Классическим примером служат слова св. Максима Исповедника в диспуте с Пирром: «Волей (θελήματι) до Своего воплощения создал все из не сущего, и поддерживает, и промыслительно опекает, и спасительно руководствует»[82].
Глагол же «попускать» или «допускать» (̔εάω) использовался для описания мнения, что Бог, уважая свободу людей, не вмешивается в историю, давая возможность человеку принять собственное решение. Так, ап. Павел говорит, что Бог «в прошедших родах попустил (ἐίασε) всем народам ходить своими путями» (Деян 14:16), а в посланиях добавляет: «Верен Бог, Который не попустит (ἑάσει) вам быть искушаемыми сверх сил, но при искушении даст и облегчение, так чтобы вы могли перенести» (1 Кор. 10:13).
Византийцы всегда говорили о том, что войны попускаются Богом, но ни в коем случае не желаемы Им. Следовательно, выход солдата на поле боя также не входит в Божественный замысел, а является следствием общей падшести мира. Даже если ход истории часто заставлял ромеев (а иногда даже клириков) брать в руки оружие, мнение, что Бог желает ратного подвига ради веры, в их глазах было на грани богохульства[83], противоречащей основам восточно-христианского богословия мыслью о желающем греха Творце.
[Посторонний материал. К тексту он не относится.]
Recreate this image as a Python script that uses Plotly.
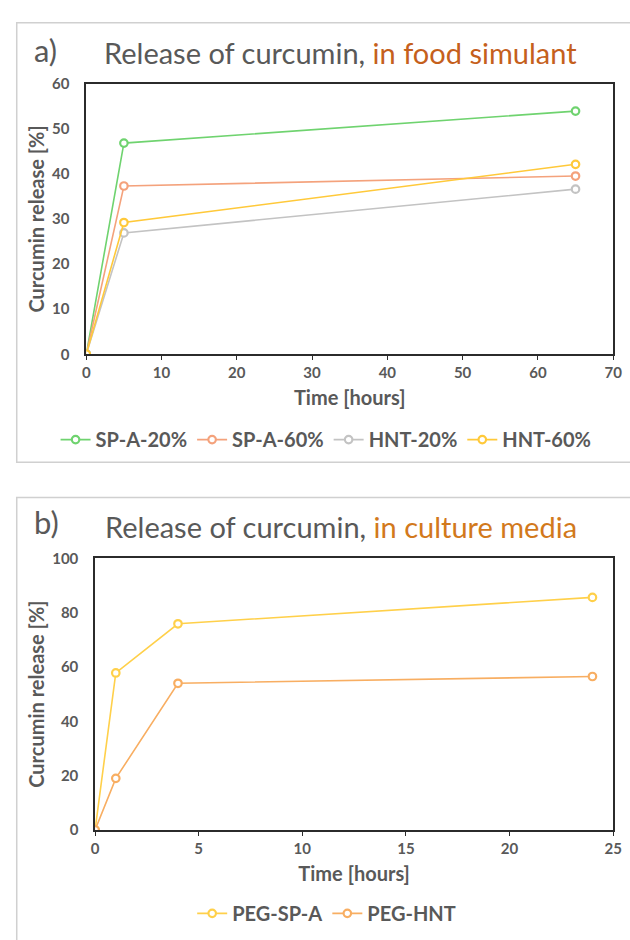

Не следует забывать и то, что титул «защитник веры», который принимали на себя многие правители Западной Европы, Византии был практически не знаком. Намного чаще упоминается о долге императора защищать справедливость, жизнь и благополучие своих подданных.
Объяснить это можно, если вспомнить, как много было в истории Византии гражданских войн. Слишком многие перевороты происходили именно под лозунгом защиты тех или иных религиозных фракций. Логично предположить, что чрезмерное подчеркивание идеи «защиты веры» могло сыграть роковую роль в судьбе самого венценосного автора.
Хорошим примером этого стало правление Ираклия и его преемников. Этот император, активно позиционировавший себя как защитник христианства, спаситель Истинного Креста от рук персов-огнепоклонников, столкнулся в конце жизни с оппозицией, провозглашенному им богословию моноэнергетизма, и уже в середине 40-х годов произошел мятеж экзарха Карфагена Георгия как раз под лозунгом защиты православного учения против еретика-императора Константа II.
Поэтому более для правителей выгодным было оставаться «всего лишь» защитником справедливости, обосновав ею свои военные действия не только против внешних врагов-иноверцев, но и внутренних мятежей. Лишь особые причины, которые мы будем рассматривать отдельно уже в историческом ключе, привели к тому, что в период с VII по IX век императоры стали активно включаться в богословские споры.
Э. Калделлис, в достаточно спорной, но интересной работе «The Byzantine Republic. People and Power in New Rome» проводит мысль, что Византия, сохранившая в своей системе власти многие черты республиканского характера, не допустила абсолютного отождествления воли Бога и желаний императоров. Идея непосредственной божественной власти над страной не обязательно означала сакрализацию конкретного правителя. Император, грубо говоря, хотя и являлся «иконой Христа» (по меткому выражению С.С. Аверинцева), но так и не мог стать Самим Христом.